Введение
Иногда женщина просыпается с ощущением тяжести в груди, будто что-то невидимое придавило её изнутри. Это не боль, не тревога, не страх – а тихое, липкое чувство вины, которое будто живёт под кожей. Она ещё не сказала ни слова, не сделала ничего дурного, но внутри уже звучит оправдание: «Я не хотела никого обидеть…» или «Я просто устала, не злись, пожалуйста…» – привычные слова, которые стали естественными, как дыхание.
Сколько лет мы учились быть удобными? Сколько раз нас хвалили за то, что мы “понимающие”, “терпеливые”, “вежливые”? Как часто нас учили не поднимать голос, не перечить, не выражать злость, не отстаивать своё мнение слишком резко, ведь “это некрасиво”? В детстве мы слышали: “Не кричи – ты же девочка”, “Не грусти – никто не любит угрюмых”, “Не злись – хорошие девочки не злятся”. И эти слова, простые и вроде бы безобидные, стали кирпичами в стене, отделяющей нас от самих себя. Мы выросли и научились улыбаться даже тогда, когда внутри больно. Научились говорить “всё хорошо”, когда внутри всё рушится. И, самое страшное, научились оправдываться за то, что просто чувствуем.
Женщина, которая научилась извиняться за свою усталость, начинает жить на обломках чужих ожиданий. Она перестаёт различать, где её желание, а где – навязанная роль. Она говорит “да”, потому что боится, что её “нет” обидит, разрушит отношения, вызовет непонимание. И каждый раз, когда она проглатывает собственное чувство ради чужого комфорта, внутри становится чуть тише. Сначала эта тишина кажется спасением, потом – привычкой, а потом превращается в внутреннюю пустоту.
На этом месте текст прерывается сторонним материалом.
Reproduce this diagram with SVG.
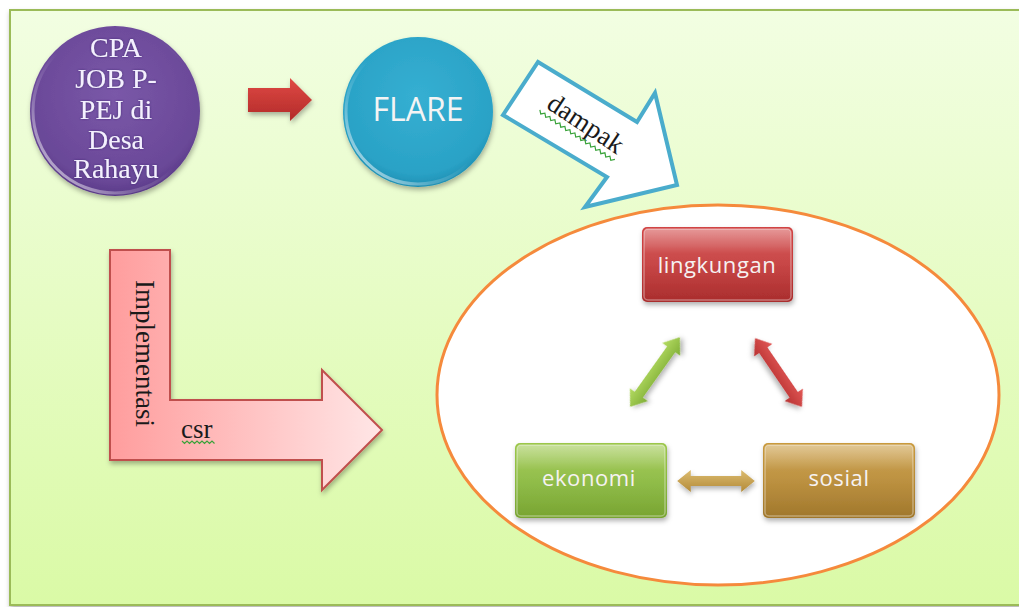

Мне доводилось наблюдать, как даже самые сильные, умные, талантливые женщины оправдывались за то, что не хотят идти на встречу, за то, что хотят побыть одни, за то, что не чувствуют вдохновения. Они объясняли, почему не могут, почему им нужно время, почему им больно – словно само право быть собой требовало разрешения. Однажды моя знакомая, уставшая после бесконечной череды совещаний и семейных забот, призналась: “Я иногда просто хочу лечь и молчать. Но даже тогда я чувствую, что должна предупредить всех, что это не потому, что я обиделась. Просто потому, что я больше не могу.” И в её голосе звучала вина, будто тишина – преступление.
Мы живём в культуре бесконечного объяснения. Нам кажется, что если мы скажем “нет” без причины, то обидим. Если не ответим на сообщение, то окажемся грубыми. Если не улыбнёмся, то нас сочтут холодными. Мы всё время доказываем свою доброту, внимательность, вовлечённость, и в этом бесконечном марафоне вежливости теряем контакт с собой. Мы боимся, что нас сочтут равнодушными, когда мы просто устали. Мы боимся, что нас назовут сложными, когда мы просто чувствуем иначе. Мы боимся, что нас перестанут любить, если мы перестанем быть удобными.
Но ведь любовь, которая держится на удобстве, не любовь. Принятие, которое требует объяснений, не принятие. И уважение, которое нужно заслуживать оправданиями, – не уважение, а контроль.
Есть в жизни момент, когда человек начинает уставать от постоянных “почему”. Когда он вдруг осознаёт: каждое объяснение, каждое оправдание – это попытка убедить других в том, что он имеет право быть собой. И в этот момент внутри всё замирает, потому что приходит страшная, но освобождающая мысль: а ведь я не обязана объяснять.
Не обязана объяснять, почему я устала.
Не обязана объяснять, почему я не хочу.
Не обязана объяснять, почему мне больно.
Не обязана объяснять, почему я молчу.
Потому что за каждым из этих состояний – моя жизнь, мой опыт, моё тело, мои чувства. И они – мои, а не общественные.
Я вспоминаю женщину средних лет, которую встретила на одном психологическом семинаре. Её звали Марина. Она была из тех людей, кто всегда улыбается, всегда готов помочь, всегда поддержит, подставит плечо, даже когда сама едва стоит на ногах. На третий день семинара, во время групповой работы, она вдруг расплакалась. Долго, без слов, как будто прорвалась река. Когда она смогла говорить, сказала: “Я всю жизнь извиняюсь. Извиняюсь, если не успела ответить. Извиняюсь, если у меня плохое настроение. Извиняюсь, если заболела и не смогла прийти. Я извиняюсь даже перед ребёнком, если устала. А когда меня спрашивают, почему я плачу, я тоже извиняюсь. Мне кажется, что я должна быть вечно удобной, чтобы меня не бросили. И я устала.”